== DATA ==
━━━━━━━━━━━━━━━━━━━━

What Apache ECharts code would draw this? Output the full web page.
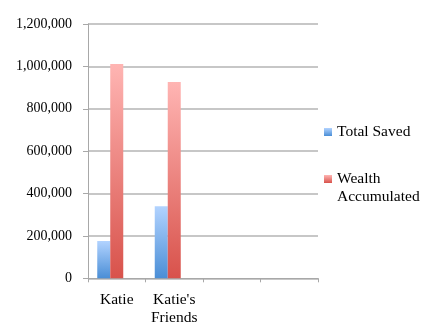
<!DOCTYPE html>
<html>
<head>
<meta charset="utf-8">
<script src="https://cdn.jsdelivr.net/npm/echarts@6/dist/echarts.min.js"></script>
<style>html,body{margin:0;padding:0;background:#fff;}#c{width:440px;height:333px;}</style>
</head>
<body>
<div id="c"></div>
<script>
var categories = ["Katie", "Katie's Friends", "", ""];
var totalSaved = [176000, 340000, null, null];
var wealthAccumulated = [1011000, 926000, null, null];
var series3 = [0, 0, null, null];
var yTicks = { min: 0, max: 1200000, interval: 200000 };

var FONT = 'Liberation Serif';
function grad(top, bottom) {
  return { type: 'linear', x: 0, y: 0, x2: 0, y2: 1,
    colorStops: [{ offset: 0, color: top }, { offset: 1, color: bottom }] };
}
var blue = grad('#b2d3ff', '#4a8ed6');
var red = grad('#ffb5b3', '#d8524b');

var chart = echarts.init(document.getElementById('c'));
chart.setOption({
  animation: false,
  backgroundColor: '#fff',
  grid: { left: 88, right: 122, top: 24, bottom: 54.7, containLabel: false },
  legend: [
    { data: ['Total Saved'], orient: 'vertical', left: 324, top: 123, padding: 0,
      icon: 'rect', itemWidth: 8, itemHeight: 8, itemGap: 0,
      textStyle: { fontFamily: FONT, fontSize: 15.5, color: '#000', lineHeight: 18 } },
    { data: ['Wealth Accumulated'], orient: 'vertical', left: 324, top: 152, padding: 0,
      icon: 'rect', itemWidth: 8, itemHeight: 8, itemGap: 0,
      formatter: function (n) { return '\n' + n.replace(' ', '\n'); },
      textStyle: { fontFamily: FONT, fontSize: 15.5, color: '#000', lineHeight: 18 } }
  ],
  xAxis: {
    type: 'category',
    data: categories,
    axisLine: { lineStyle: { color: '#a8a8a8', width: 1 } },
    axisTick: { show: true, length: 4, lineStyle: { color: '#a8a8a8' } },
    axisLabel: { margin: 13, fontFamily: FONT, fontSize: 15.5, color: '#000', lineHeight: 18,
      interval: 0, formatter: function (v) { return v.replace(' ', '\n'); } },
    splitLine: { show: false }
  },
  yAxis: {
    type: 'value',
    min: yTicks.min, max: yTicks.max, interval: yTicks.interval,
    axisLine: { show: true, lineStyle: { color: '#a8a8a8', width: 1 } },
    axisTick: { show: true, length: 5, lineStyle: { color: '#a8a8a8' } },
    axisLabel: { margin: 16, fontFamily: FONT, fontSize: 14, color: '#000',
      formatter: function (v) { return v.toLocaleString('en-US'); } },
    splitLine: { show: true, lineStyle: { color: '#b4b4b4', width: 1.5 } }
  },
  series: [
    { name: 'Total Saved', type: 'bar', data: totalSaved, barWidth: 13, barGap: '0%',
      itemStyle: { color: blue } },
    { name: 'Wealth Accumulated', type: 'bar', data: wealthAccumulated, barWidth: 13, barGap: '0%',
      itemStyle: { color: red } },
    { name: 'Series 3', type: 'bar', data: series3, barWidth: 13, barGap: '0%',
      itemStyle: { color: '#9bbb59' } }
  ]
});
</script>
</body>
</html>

━━━━━━━━━━━━━━━━━━━━

== WHAT IS REQUIRED ==
Quote in full the listing given above; the images are to be left out.

== SOLUTION FOR THIS PROBLEM ==
What Apache ECharts code would draw this? Output the full web page.
<!DOCTYPE html>
<html>
<head>
<meta charset="utf-8">
<script src="https://cdn.jsdelivr.net/npm/echarts@6/dist/echarts.min.js"></script>
<style>html,body{margin:0;padding:0;background:#fff;}#c{width:440px;height:333px;}</style>
</head>
<body>
<div id="c"></div>
<script>
var categories = ["Katie", "Katie's Friends", "", ""];
var totalSaved = [176000, 340000, null, null];
var wealthAccumulated = [1011000, 926000, null, null];
var series3 = [0, 0, null, null];
var yTicks = { min: 0, max: 1200000, interval: 200000 };

var FONT = 'Liberation Serif';
function grad(top, bottom) {
  return { type: 'linear', x: 0, y: 0, x2: 0, y2: 1,
    colorStops: [{ offset: 0, color: top }, { offset: 1, color: bottom }] };
}
var blue = grad('#b2d3ff', '#4a8ed6');
var red = grad('#ffb5b3', '#d8524b');

var chart = echarts.init(document.getElementById('c'));
chart.setOption({
  animation: false,
  backgroundColor: '#fff',
  grid: { left: 88, right: 122, top: 24, bottom: 54.7, containLabel: false },
  legend: [
    { data: ['Total Saved'], orient: 'vertical', left: 324, top: 123, padding: 0,
      icon: 'rect', itemWidth: 8, itemHeight: 8, itemGap: 0,
      textStyle: { fontFamily: FONT, fontSize: 15.5, color: '#000', lineHeight: 18 } },
    { data: ['Wealth Accumulated'], orient: 'vertical', left: 324, top: 152, padding: 0,
      icon: 'rect', itemWidth: 8, itemHeight: 8, itemGap: 0,
      formatter: function (n) { return '\n' + n.replace(' ', '\n'); },
      textStyle: { fontFamily: FONT, fontSize: 15.5, color: '#000', lineHeight: 18 } }
  ],
  xAxis: {
    type: 'category',
    data: categories,
    axisLine: { lineStyle: { color: '#a8a8a8', width: 1 } },
    axisTick: { show: true, length: 4, lineStyle: { color: '#a8a8a8' } },
    axisLabel: { margin: 13, fontFamily: FONT, fontSize: 15.5, color: '#000', lineHeight: 18,
      interval: 0, formatter: function (v) { return v.replace(' ', '\n'); } },
    splitLine: { show: false }
  },
  yAxis: {
    type: 'value',
    min: yTicks.min, max: yTicks.max, interval: yTicks.interval,
    axisLine: { show: true, lineStyle: { color: '#a8a8a8', width: 1 } },
    axisTick: { show: true, length: 5, lineStyle: { color: '#a8a8a8' } },
    axisLabel: { margin: 16, fontFamily: FONT, fontSize: 14, color: '#000',
      formatter: function (v) { return v.toLocaleString('en-US'); } },
    splitLine: { show: true, lineStyle: { color: '#b4b4b4', width: 1.5 } }
  },
  series: [
    { name: 'Total Saved', type: 'bar', data: totalSaved, barWidth: 13, barGap: '0%',
      itemStyle: { color: blue } },
    { name: 'Wealth Accumulated', type: 'bar', data: wealthAccumulated, barWidth: 13, barGap: '0%',
      itemStyle: { color: red } },
    { name: 'Series 3', type: 'bar', data: series3, barWidth: 13, barGap: '0%',
      itemStyle: { color: '#9bbb59' } }
  ]
});
</script>
</body>
</html>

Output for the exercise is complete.